Abstract: This thesis can be considered as two parts. In the first part a hyperbolic type integro-differential equation with weakly singular kernel is considered, which is a model for dynamic fractional order viscoelasticity. In the second part, the finite element approximation of the linear stochastic wave equation is studied. The link between these two equations is that they are both treated as perturbations of the linear wave equation. Our study in the first part comprises investigating well-posedness of the model, and the analysis of the finite element approximation of the solution of the model problem. The equation, with homogeneous mixed Dirichlet and Neumann boundary conditions, is reformulated as an abstract Cauchy problem, and existence, uniqueness and regularity are verified in the context of linear semigroup theory. From a practical viewpoint, the problems with mixed homogeneous Dirichlet and non-homogeneous Neumann boundary conditions are of special importance. Therefore, the Galerkin method is used to prove existence, uniqueness and regularity of the solution of this type of problem. Then two variants of the continuous Galerkin finite element method are applied to the model problem.

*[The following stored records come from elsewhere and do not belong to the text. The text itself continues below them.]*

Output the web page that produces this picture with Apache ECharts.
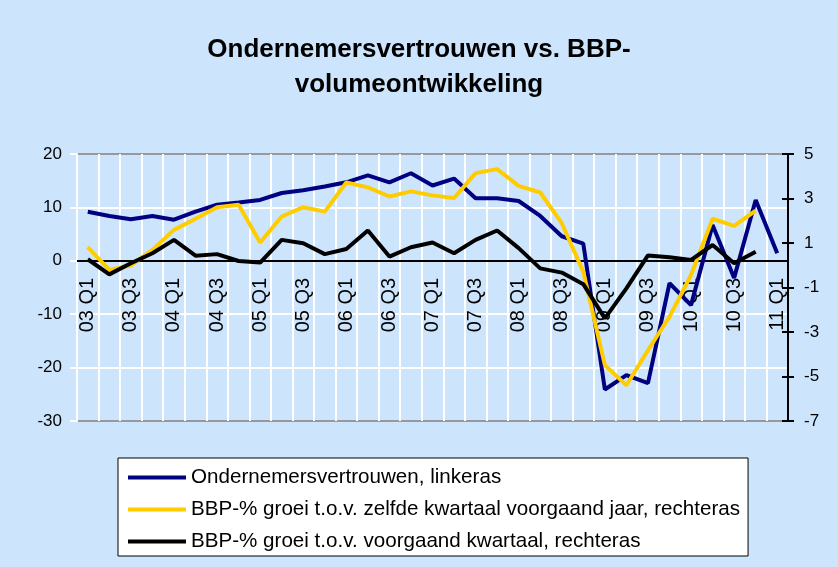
<!DOCTYPE html>
<html>
<head>
<meta charset="utf-8">
<script src="https://cdn.jsdelivr.net/npm/echarts@6/dist/echarts.min.js"></script>
<style>
  html, body { margin: 0; padding: 0; background: #cce5fd; }
  #chart { width: 838px; height: 567px; }
</style>
</head>
<body>
<div id="chart"></div>
<script>
const quarters = [
  '03 Q1', '03 Q2', '03 Q3', '03 Q4', '04 Q1', '04 Q2', '04 Q3', '04 Q4',
  '05 Q1', '05 Q2', '05 Q3', '05 Q4', '06 Q1', '06 Q2', '06 Q3', '06 Q4',
  '07 Q1', '07 Q2', '07 Q3', '07 Q4', '08 Q1', '08 Q2', '08 Q3', '08 Q4',
  '09 Q1', '09 Q2', '09 Q3', '09 Q4', '10 Q1', '10 Q2', '10 Q3', '10 Q4',
  '11 Q1'
]

// ondernemersvertrouwen (linkeras)
const vertrouwen = [
  9.2, 8.4, 7.8, 8.4, 7.7, 9.2, 10.5, 10.9, 11.4, 12.7, 13.2,
  13.9, 14.7, 16.0, 14.7, 16.4, 14.1, 15.4, 11.7, 11.7, 11.2, 8.4,
  4.6, 3.2, -24.1, -21.4, -22.9, -4.2, -8.3, 6.7, -3.2, 11.4, 1.4
]

// BBP groei t.o.v. zelfde kwartaal vorig jaar (rechteras)
const groeiJaar = [
  0.81, -0.21, 0.0, 0.69, 1.59, 2.09, 2.61, 2.72, 1.02, 2.19, 2.61,
  2.41, 3.72, 3.50, 3.09, 3.32, 3.14, 3.02, 4.14, 4.32, 3.57, 3.27,
  1.89, -0.3, -4.49, -5.39, -3.82, -2.31, -0.44, 2.09, 1.77, 2.46, null
]

// BBP groei t.o.v. vorig kwartaal (rechteras)
const groeiKwartaal = [
  0.27, -0.41, 0.09, 0.54, 1.14, 0.43, 0.50, 0.19, 0.12, 1.14, 0.99,
  0.50, 0.73, 1.56, 0.39, 0.81, 1.02, 0.54, 1.14, 1.56, 0.77, -0.14,
  -0.33, -0.85, -2.39, -1.04, 0.44, 0.36, 0.24, 0.91, 0.09, 0.61, null
]

const leftTicks = [-30, -20, -10, 0, 10, 20]
const rightTicks = [-7, -5, -3, -1, 1, 3, 5]

const seriesNames = [
  'Ondernemersvertrouwen, linkeras',
  'BBP-% groei t.o.v. zelfde kwartaal voorgaand jaar, rechteras',
  'BBP-% groei t.o.v. voorgaand kwartaal, rechteras'
]
const seriesColors = ['#000080', '#ffcc00', '#000000']

const font = 'Arial, "Liberation Sans", sans-serif'

// plot area
const gridTop = 154
const gridBottom = 146
const plotHeight = 567 - gridTop - gridBottom
// de categorie-as ligt op 0 van de linkeras
const zeroFromTop = plotHeight * (20 / 50)

const chart = echarts.init(document.getElementById('chart'))

chart.setOption({
  backgroundColor: '#cce5fd',
  animation: false,
  textStyle: { fontFamily: font },
  title: {
    text: 'Ondernemersvertrouwen vs. BBP-\nvolumeontwikkeling',
    left: 'center',
    top: 27,
    textStyle: {
      fontFamily: font,
      fontSize: 26,
      fontWeight: 'bold',
      color: '#000',
      lineHeight: 35,
    },
  },
  legend: {
    orient: 'vertical',
    left: 118,
    top: 458,
    padding: [9, 8, 4, 10],
    itemGap: 11,
    itemWidth: 58,
    itemHeight: 4,
    icon: 'rect',
    backgroundColor: '#fff',
    borderColor: '#000',
    borderWidth: 1,
    textStyle: { fontFamily: font, fontSize: 20.6, color: '#000' },
    data: seriesNames,
  },
  grid: { left: 77, right: 50, top: gridTop, bottom: gridBottom },
  xAxis: [
    {
      type: 'category',
      data: quarters,
      boundaryGap: true,
      position: 'bottom',
      offset: -(plotHeight - zeroFromTop),
      axisLine: { onZero: false, lineStyle: { color: '#000', width: 2 } },
      axisTick: { interval: 0, length: 5, lineStyle: { color: '#000', width: 2 } },
      axisLabel: {
        interval: 1,
        rotate: 90,
        margin: 17,
        fontSize: 20,
        color: '#000',
        fontFamily: font,
      },
      splitLine: { show: true, interval: 0, lineStyle: { color: '#fff', width: 2 } },
    },
    {
      type: 'category',
      data: quarters,
      boundaryGap: true,
      position: 'top',
      offset: -zeroFromTop,
      axisLine: { onZero: false, lineStyle: { color: '#000', width: 2 } },
      axisTick: { interval: 0, length: 5, lineStyle: { color: '#000', width: 2 } },
      axisLabel: { show: false },
      splitLine: { show: false },
    },
  ],
  yAxis: [
    {
      type: 'value',
      position: 'left',
      min: -30,
      max: 20,
      interval: 10,
      axisLine: { show: true, lineStyle: { color: '#fff', width: 2 } },
      axisTick: { show: true, length: 7, lineStyle: { color: '#fff', width: 2 } },
      axisLabel: {
        customValues: leftTicks,
        margin: 15,
        fontSize: 17,
        color: '#000',
        fontFamily: font,
      },
      splitLine: {
        show: true,
        lineStyle: { color: ['#999', '#fff', '#fff', '#fff', '#fff', '#999'], width: 2 },
      },
    },
    {
      type: 'value',
      position: 'right',
      min: -7,
      max: 5,
      axisLine: { show: true, onZero: false, lineStyle: { color: '#000', width: 2 } },
      axisTick: { show: true, customValues: rightTicks, length: 6, lineStyle: { color: '#000', width: 2 } },
      axisLabel: {
        customValues: rightTicks,
        margin: 16,
        fontSize: 17,
        color: '#000',
        fontFamily: font,
      },
      splitLine: { show: false },
    },
    {
      // binnenste helft van de tickjes op de rechteras
      type: 'value',
      position: 'right',
      min: -7,
      max: 5,
      axisLine: { show: false, onZero: false },
      axisTick: { show: true, inside: true, customValues: rightTicks, length: 6, lineStyle: { color: '#000', width: 2 } },
      axisLabel: { show: false },
      splitLine: { show: false },
    },
  ],
  series: [
    {
      name: seriesNames[0],
      type: 'line',
      yAxisIndex: 0,
      data: vertrouwen,
      showSymbol: false,
      color: seriesColors[0],
      lineStyle: { width: 4, color: seriesColors[0] },
    },
    {
      name: seriesNames[1],
      type: 'line',
      yAxisIndex: 1,
      data: groeiJaar,
      showSymbol: false,
      color: seriesColors[1],
      lineStyle: { width: 4, color: seriesColors[1] },
    },
    {
      name: seriesNames[2],
      type: 'line',
      yAxisIndex: 1,
      data: groeiKwartaal,
      showSymbol: false,
      color: seriesColors[2],
      lineStyle: { width: 4, color: seriesColors[2] },
    },
  ],
})

window.addEventListener('resize', () => chart.resize())
</script>
</body>
</html>
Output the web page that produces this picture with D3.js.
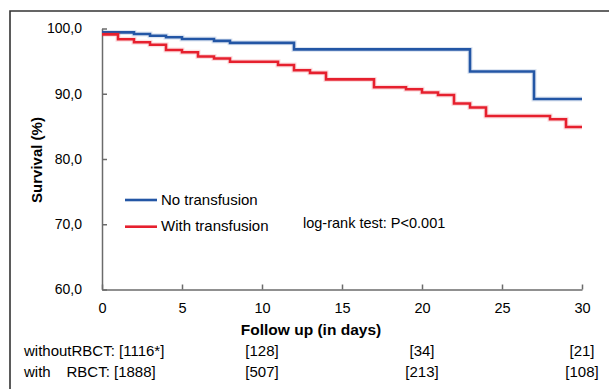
<!DOCTYPE html>
<meta charset="utf-8">
<title>Survival by transfusion</title>
<style>
  body { margin: 0; background: #fff; }
  svg { display: block; font-family: Arial, "Liberation Sans", sans-serif; }
  .axis path, .axis line { stroke: #6b6b6b; stroke-width: 1.5px; }
  .axis text { fill: #000; }
  .curve { fill: none; stroke-width: 2.6px; }
  .halo { fill: none; stroke-width: 5px; opacity: 0.15; }
</style>
<svg width="609" height="389"></svg>
<script src="https://cdn.jsdelivr.net/npm/d3@7"></script>
<script>
  // Kaplan-Meier steps
  var noTransDays = [0, 2, 3, 4, 5, 7, 8, 12, 23, 27, 30];
  var noTransSurv = [99.4, 99.15, 98.9, 98.65, 98.4, 98.1, 97.8, 96.8, 93.4, 89.2, 89.2];

  var transDays = [0, 1, 2, 3, 4, 5, 6, 7, 8, 11, 12, 13, 14, 17, 19, 20, 21, 22, 23, 24, 28, 29, 30];
  var transSurv = [99.1, 98.35, 97.9, 97.5, 96.7, 96.35, 95.7, 95.4, 94.9, 94.4, 93.6, 93.2, 92.2,
                   91.0, 90.7, 90.2, 89.8, 88.5, 87.9, 86.6, 86.1, 84.9, 84.9];

  var xTicks = [0, 5, 10, 15, 20, 25, 30];
  var yTicks = [60, 70, 80, 90, 100];

  var riskDays = [0, 10, 20, 30];
  var riskWithout = ["1116*", "128", "34", "21"];
  var riskWith = ["1888", "507", "213", "108"];

  var series = [
    { name: "No transfusion", color: "#2356a5", days: noTransDays, surv: noTransSurv },
    { name: "With transfusion", color: "#e6202e", days: transDays, surv: transSurv }
  ];

  var svg = d3.select("svg");

  // outer frame (only top and left edges show)
  svg.append("path")
    .attr("d", "M10,389V11H609")
    .attr("fill", "none")
    .attr("stroke", "#333")
    .attr("stroke-width", 1.6);

  var x = d3.scaleLinear().domain([0, 30]).range([102, 582]);
  var y = d3.scaleLinear().domain([60, 100]).range([289.5, 28.5]);

  var fmt = function(d) { return d3.format(".1f")(d).replace(".", ","); };

  var xAxis = svg.append("g")
    .attr("class", "axis")
    .attr("transform", "translate(0," + y(60) + ")")
    .call(d3.axisBottom(x).tickValues(xTicks).tickSizeInner(-5).tickSizeOuter(0).tickPadding(10));
  xAxis.selectAll("text").style("font-size", "14.5px").attr("dy", "0.9em");

  var yAxis = svg.append("g")
    .attr("class", "axis")
    .attr("transform", "translate(" + x(0) + ",0)")
    .call(d3.axisLeft(y).tickValues(yTicks).tickFormat(fmt).tickSizeInner(-5).tickSizeOuter(0).tickPadding(20));
  yAxis.selectAll("text").style("font-size", "14px");

  // axis titles
  svg.append("text")
    .attr("x", 311)
    .attr("y", 335)
    .attr("text-anchor", "middle")
    .style("font-size", "15.5px")
    .style("font-weight", "bold")
    .text("Follow up (in days)");

  svg.append("text")
    .attr("transform", "translate(42,160) rotate(-90)")
    .attr("text-anchor", "middle")
    .style("font-size", "15px")
    .style("font-weight", "bold")
    .text("Survival (%)");

  // curves
  var line = d3.line()
    .curve(d3.curveStepAfter)
    .x(function(d) { return x(d[0]); })
    .y(function(d) { return y(d[1]); });

  series.forEach(function(s) {
    var pts = d3.zip(s.days, s.surv);
    svg.append("path").attr("class", "halo").attr("stroke", s.color).attr("d", line(pts));
    svg.append("path").attr("class", "curve").attr("stroke", s.color).attr("d", line(pts));
  });

  // legend
  var legend = svg.append("g").selectAll("g")
    .data(series)
    .enter().append("g")
    .attr("transform", function(d, i) { return "translate(125," + (200 + i * 26.7) + ")"; });

  legend.append("line")
    .attr("x1", 0).attr("x2", 32)
    .attr("stroke", function(d) { return d.color; })
    .attr("stroke-width", 2.6);

  legend.append("text")
    .attr("x", 36)
    .attr("y", 4.5)
    .style("font-size", "15px")
    .text(function(d) { return d.name; });

  svg.append("text")
    .attr("x", 303)
    .attr("y", 228)
    .style("font-size", "14.5px")
    .text("log-rank test: P<0.001");

  // numbers at risk
  var risk = svg.append("g").style("font-size", "15px");

  risk.append("text").attr("x", 24).attr("y", 356)
    .text("withoutRBCT: [" + riskWithout[0] + "]");
  risk.append("text").attr("x", 24).attr("y", 377).text("with");
  risk.append("text").attr("x", 66.5).attr("y", 377)
    .text("RBCT: [" + riskWith[0] + "]");

  risk.selectAll(".r1")
    .data(riskDays.slice(1))
    .enter().append("text")
    .attr("x", function(d) { return x(d); })
    .attr("y", 356)
    .attr("text-anchor", "middle")
    .text(function(d, i) { return "[" + riskWithout[i + 1] + "]"; });

  risk.selectAll(".r2")
    .data(riskDays.slice(1))
    .enter().append("text")
    .attr("x", function(d) { return x(d); })
    .attr("y", 377)
    .attr("text-anchor", "middle")
    .text(function(d, i) { return "[" + riskWith[i + 1] + "]"; });
</script>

Stability properties of the discrete and the continuous problem are investigated. These are then used to obtain optimal order a priori estimates and global a posteriori error estimates. In a general framework, a space-time cellwise a posteriori error representation is also presented. The theory is illustrated by an example. The second part concerns the study of the semidiscrete finite element approximation of the linear stochastic wave equation with additive noise in a semigroup framework. Optimal error estimates for the deterministic problem are obtained under minimal regularity assumptions. These are used to prove strong convergence estimates for the stochastic problem. The theory presented here applies to multi-dimensional domains and correlated noise. Numerical examples illustrate the theory.